Figure scripts
--*--

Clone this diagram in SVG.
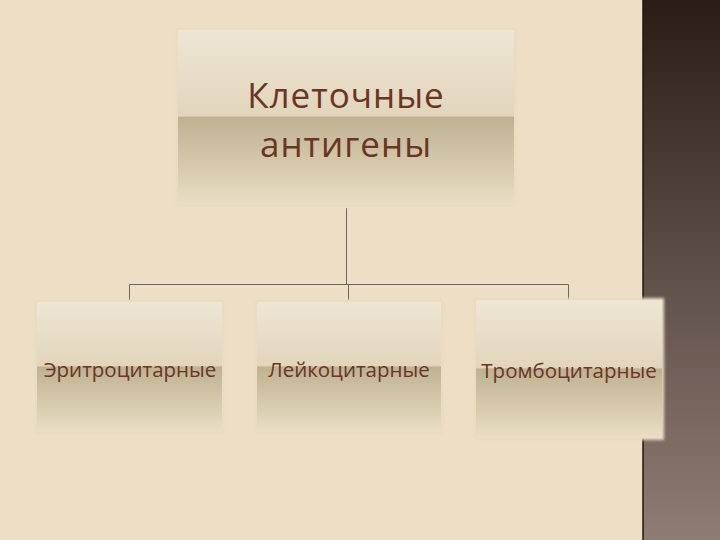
<svg xmlns="http://www.w3.org/2000/svg" width="720" height="540" viewBox="0 0 720 540">
<defs>
<linearGradient id="strip" x1="0" y1="0" x2="0" y2="1">
<stop offset="0" stop-color="#2a1d17"/>
<stop offset="0.5" stop-color="#5e4f48"/>
<stop offset="1" stop-color="#8e7d75"/>
</linearGradient>
<linearGradient id="box" x1="0" y1="0" x2="0" y2="1">
<stop offset="0" stop-color="#eee6d4"/>
<stop offset="0.49" stop-color="#e2d5bc"/>
<stop offset="0.5" stop-color="#bfb293"/>
<stop offset="0.75" stop-color="#d4c8a9"/>
<stop offset="1" stop-color="#eadec5"/>
</linearGradient>
<filter id="soft" x="-5%" y="-5%" width="110%" height="110%">
<feGaussianBlur stdDeviation="1.5"/>
</filter>
</defs>
<style>
.bg{fill:#ecdfc6}
.box{fill:url(#box)}
.glow{fill:#e8dbc1;filter:url(#soft)}
.lbl{font-family:"Open Sans","DejaVu Sans",sans-serif;fill:#6a3524;text-anchor:middle}
.big{font-size:35px;letter-spacing:1px}
.small{font-size:20.5px}
.conn{stroke:#6e665e;stroke-width:1;fill:none}
</style>
<rect class="bg" x="0" y="0" width="720" height="540"/>
<rect x="643" y="0" width="77" height="540" fill="url(#strip)"/>
<line x1="643" y1="0" x2="643" y2="540" stroke="#1f1712" stroke-width="1.5"/>
<g id="connectors">
<path class="conn" d="M346.5 208 V284.5 M129.5 284.5 H568.5 M129.5 284.5 V300 M348.5 284.5 V300 M568.5 284.5 V300"/>
</g>
<g id="root">
<rect class="glow" x="176" y="28" width="340" height="179"/>
<rect class="box" x="178" y="30" width="336" height="175"/>
<text class="lbl big" x="346" y="108">Клеточные</text>
<text class="lbl big" x="346" y="157">антигены</text>
</g>
<g id="n1">
<rect class="glow" x="35" y="300" width="189" height="134"/>
<rect class="box" x="37" y="302" width="185" height="130"/>
<text class="lbl small" x="130" y="377">Эритроцитарные</text>
</g>
<g id="n2">
<rect class="glow" x="255" y="300" width="188" height="134"/>
<rect class="box" x="257" y="302" width="184" height="130"/>
<text class="lbl small" x="349" y="377">Лейкоцитарные</text>
</g>
<g id="n3">
<rect class="glow" x="474" y="298" width="190" height="142"/>
<rect class="box" x="476" y="300" width="186" height="138"/>
<text class="lbl small" x="569" y="378">Тромбоцитарные</text>
</g>
</svg>
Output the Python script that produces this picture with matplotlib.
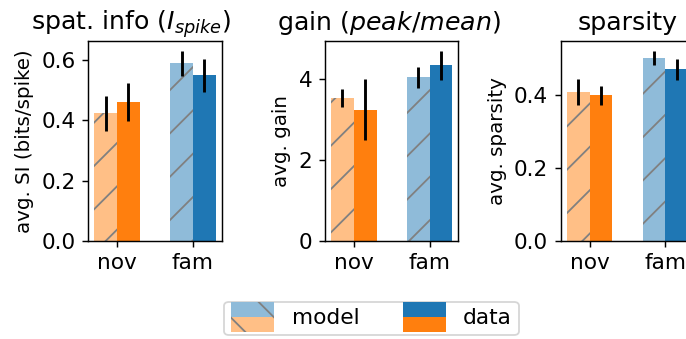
import matplotlib
matplotlib.use('Agg')
import matplotlib.pyplot as plt
from matplotlib.patches import Patch, Rectangle

categories = ['nov', 'fam']

si_model = [0.423, 0.590]
si_model_err = [0.057, 0.042]
si_data = [0.460, 0.550]
si_data_err = [0.063, 0.055]

gain_model = [3.52, 4.03]
gain_model_err = [0.22, 0.26]
gain_data = [3.23, 4.33]
gain_data_err = [0.75, 0.36]

sp_model = [0.409, 0.503]
sp_model_err = [0.037, 0.020]
sp_data = [0.400, 0.472]
sp_data_err = [0.026, 0.029]

titles = ['spat. info ($I_{spike}$)', 'gain ($peak/mean$)', 'sparsity']
ylabels = ['avg. SI (bits/spike)', 'avg. gain', 'avg. sparsity']

# model = light (tab colors at half alpha on white), data = full colour
model_colors = ['#ffbf86', '#8fbbd9']
data_colors = ['#ff7f0e', '#1f77b4']


class SplitHandler:
    '''legend handle: two stacked rectangles (blue over orange)'''
    def __init__(self, top, bottom, hatch=None):
        self.top = top
        self.bottom = bottom
        self.hatch = hatch

    def legend_artist(self, legend, orig_handle, fontsize, handlebox):
        x0, y0 = handlebox.xdescent, handlebox.ydescent
        w, h = handlebox.width, handlebox.height
        kw = dict(linewidth=0, transform=handlebox.get_transform())
        if self.hatch:
            kw.update(hatch=self.hatch, edgecolor='gray')
        r1 = Rectangle((x0, y0 + h / 2), w, h, facecolor=self.top, **kw)
        r2 = Rectangle((x0, y0 - h / 2), w, h, facecolor=self.bottom, **kw)
        handlebox.add_artist(r1)
        handlebox.add_artist(r2)
        return r1


def bar_panel(ax, model, model_err, data, data_err, title, ylabel, tx=0.5):
    x = list(range(len(categories)))
    w = 0.3
    ax.bar([i - w / 2 for i in x], model, w, yerr=model_err,
           color=model_colors, edgecolor='gray', linewidth=0, hatch='/',
           error_kw=dict(ecolor='black', elinewidth=1.6))
    ax.bar([i + w / 2 for i in x], data, w, yerr=data_err,
           color=data_colors, linewidth=0,
           error_kw=dict(ecolor='black', elinewidth=1.6))
    ax.set_xticks(x)
    ax.set_xticklabels(categories)
    ax.set_title(title, fontsize=14, x=tx)
    ax.set_ylabel(ylabel, fontsize=11)
    ax.tick_params(labelsize=12)


def main():
    dpi = 130
    fig = plt.figure(figsize=(686 / dpi, 339 / dpi), dpi=dpi)
    lefts = [0.1287, 0.4738, 0.8174]
    axes = [fig.add_axes([l, 0.29, 0.1945, 0.589]) for l in lefts]

    bar_panel(axes[0], si_model, si_model_err, si_data, si_data_err,
              titles[0], ylabels[0], tx=0.32)
    bar_panel(axes[1], gain_model, gain_model_err, gain_data, gain_data_err,
              titles[1], ylabels[1], tx=0.48)
    bar_panel(axes[2], sp_model, sp_model_err, sp_data, sp_data_err,
              titles[2], ylabels[2])

    h_model = Patch()
    h_data = Patch()
    fig.legend([h_model, h_data], ['model', 'data'], ncol=2, fontsize=12,
               loc='center', bbox_to_anchor=(0.5416, 0.0605),
               borderpad=0.3,
               handler_map={
                   h_model: SplitHandler(model_colors[1], model_colors[0],
                                         hatch='\\'),
                   h_data: SplitHandler(data_colors[1], data_colors[0])})

    fig.savefig('out.png', dpi=dpi)


if __name__ == "__main__":
    main()
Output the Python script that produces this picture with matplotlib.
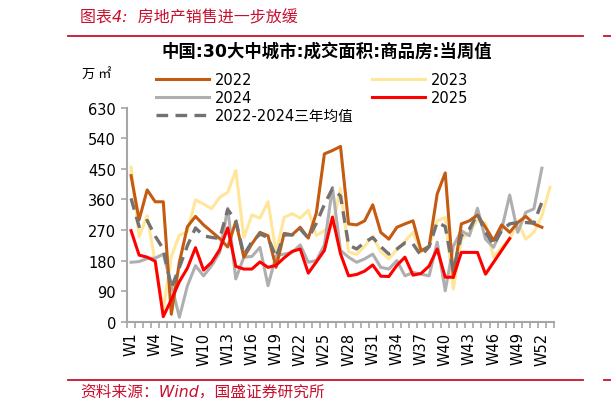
import numpy as np
import matplotlib.pyplot as plt
from matplotlib.lines import Line2D

plt.rcParams['font.family'] = ['DejaVu Sans', 'Noto Sans CJK SC']

# weekly transaction area, 30 large & mid cities (万㎡)
y2022 = [430, 300, 388, 353, 353, 22, 175, 280, 310, 285, 265, 245, 220, 295,
         190, 229, 263, 253, 160, 260, 256, 278, 246, 320, 494, 504, 516, 288,
         285, 297, 344, 263, 243, 278, 288, 297, 209, 222, 376, 438, 130, 288,
         297, 314, 278, 239, 285, 263, 292, 310, 288, 278]
y2023 = [455, 250, 312, 175, 35, 192, 255, 265, 359, 346, 333, 366, 381, 445,
         248, 314, 305, 353, 205, 307, 318, 305, 328, 254, 268, 283, 392, 206,
         198, 222, 252, 206, 185, 213, 237, 263, 205, 221, 297, 307, 96, 243,
         263, 300, 290, 190, 219, 243, 293, 243, 263, 312, 396]
y2024 = [175, 177, 186, 187, 199, 110, 13, 106, 165, 135, 165, 204, 334, 126,
         190, 192, 219, 106, 194, 199, 204, 226, 175, 180, 226, 395, 210, 190,
         175, 185, 199, 160, 155, 180, 135, 145, 140, 135, 234, 91, 222, 268,
         253, 334, 243, 219, 272, 373, 263, 322, 332, 452]
y2025 = [268, 196, 190, 178, 15, 65, 118, 158, 218, 152, 175, 212, 276, 163,
         155, 155, 176, 160, 166, 188, 207, 214, 143, 176, 210, 308, 200, 135,
         139, 149, 167, 134, 133, 166, 190, 137, 142, 164, 214, 131, 131, 204,
         204, 204, 140, 175, 210, 245]
y_avg = [363, 280, 298, 252, 214, 100, 160, 224, 276, 253, 248, 245, 330, 298,
         197, 235, 258, 248, 190, 256, 255, 273, 246, 290, 345, 392, 370, 226,
         214, 234, 248, 221, 199, 214, 232, 229, 194, 221, 293, 280, 150, 253,
         273, 317, 263, 226, 268, 288, 292, 292, 290, 352]

n_weeks = 53
tick_weeks = [1, 4, 7, 10, 13, 16, 19, 22, 25, 28, 31, 34, 37, 40, 43, 46, 49, 52]
tick_labels = ['W1', 'W4', 'W7', 'W10', 'W13', 'W16', 'W19', 'W22', 'W25',
               'W28', 'W31', 'W34', 'W37', 'W40', 'W43', 'W46', 'W49', 'W52']
y_ticks = [0, 90, 180, 270, 360, 450, 540, 630]

RED = '#C8102E'
AXIS_GRAY = '#A6A6A6'

fig = plt.figure(figsize=(6.11, 4.10), dpi=100)
ax = fig.add_axes([0.2079, 0.2129, 0.6988, 0.522])

ax.plot(np.arange(len(y2023)), y2023, color='#FFE699', lw=2.2, label='2023', zorder=2)
ax.plot(np.arange(len(y2024)), y2024, color='#AFAFAF', lw=2.2, label='2024', zorder=3)
ax.plot(np.arange(len(y2022)), y2022, color='#C55A11', lw=2.2, label='2022', zorder=4)
ax.plot(np.arange(len(y_avg)), y_avg, color='#767171', lw=2.4, ls=(0, (3.5, 2.2)),
        label='2022-2024三年均值', zorder=5)
ax.plot(np.arange(len(y2025)), y2025, color='#FF0000', lw=2.2, label='2025', zorder=6)

ax.set_xlim(-0.5, n_weeks - 0.5)
ax.set_ylim(0, 630)
ax.set_yticks(y_ticks)
ax.tick_params(axis='y', labelsize=10.5, length=4, width=1.2, color=AXIS_GRAY, pad=4)

ax.set_xticks([w - 1 for w in tick_weeks])
ax.set_xticklabels(tick_labels, rotation=90, fontsize=10.5)
ax.set_xticks(np.arange(n_weeks + 1) - 0.5, minor=True)
ax.tick_params(axis='x', which='major', length=0, pad=7)
ax.tick_params(axis='x', which='minor', length=4, width=1.2, color=AXIS_GRAY)

for side in ['top', 'right']:
    ax.spines[side].set_visible(False)
for side in ['left', 'bottom']:
    ax.spines[side].set_color(AXIS_GRAY)
    ax.spines[side].set_linewidth(1.5)

h, l = ax.get_legend_handles_labels()
order = [2, 1, 3, 0, 4]
ax.legend([h[i] for i in order], [l[i] for i in order], ncol=2, frameon=False,
          fontsize=10.5, loc='upper left', bbox_to_anchor=(0.055, 1.195),
          handlelength=3.6, handletextpad=0.4, labelspacing=0.2, columnspacing=1.3,
          borderaxespad=0)

fig.text(0.535, 0.873, '中国:30大中城市:成交面积:商品房:当周值', ha='center', va='center',
         fontsize=12.5, fontweight='bold')
fig.text(0.135, 0.818, '万 ㎡', fontsize=9.5, va='center',
         family=['Noto Sans CJK SC', 'DejaVu Sans'])

fig.text(0.131, 0.956, '图表4:  房地产销售进一步放缓', fontsize=11.5, color=RED,
         va='center', style='italic')
fig.text(0.131, 0.044, '资料来源：Wind，国盛证券研究所', fontsize=11.3, color=RED,
         va='center', style='italic')

for yy in [1 - 37 / 410, 1 - 381 / 410]:
    fig.add_artist(Line2D([68 / 611, 583 / 611], [yy, yy], transform=fig.transFigure,
                          color=RED, lw=1.3))
    fig.add_artist(Line2D([604 / 611, 1.0], [yy, yy], transform=fig.transFigure,
                          color=RED, lw=1.3))

fig.savefig('out.png', dpi=100)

--*--

REQUIREMENT: In the entries above, find each line with the word "matplotlib" and show it.

FINISHED ANSWER:
Output the Python script that produces this picture with matplotlib.
import matplotlib
matplotlib.use('Agg')
import matplotlib.pyplot as plt
from matplotlib.patches import Patch, Rectangle
Output the Python script that produces this picture with matplotlib.
import matplotlib.pyplot as plt
from matplotlib.lines import Line2D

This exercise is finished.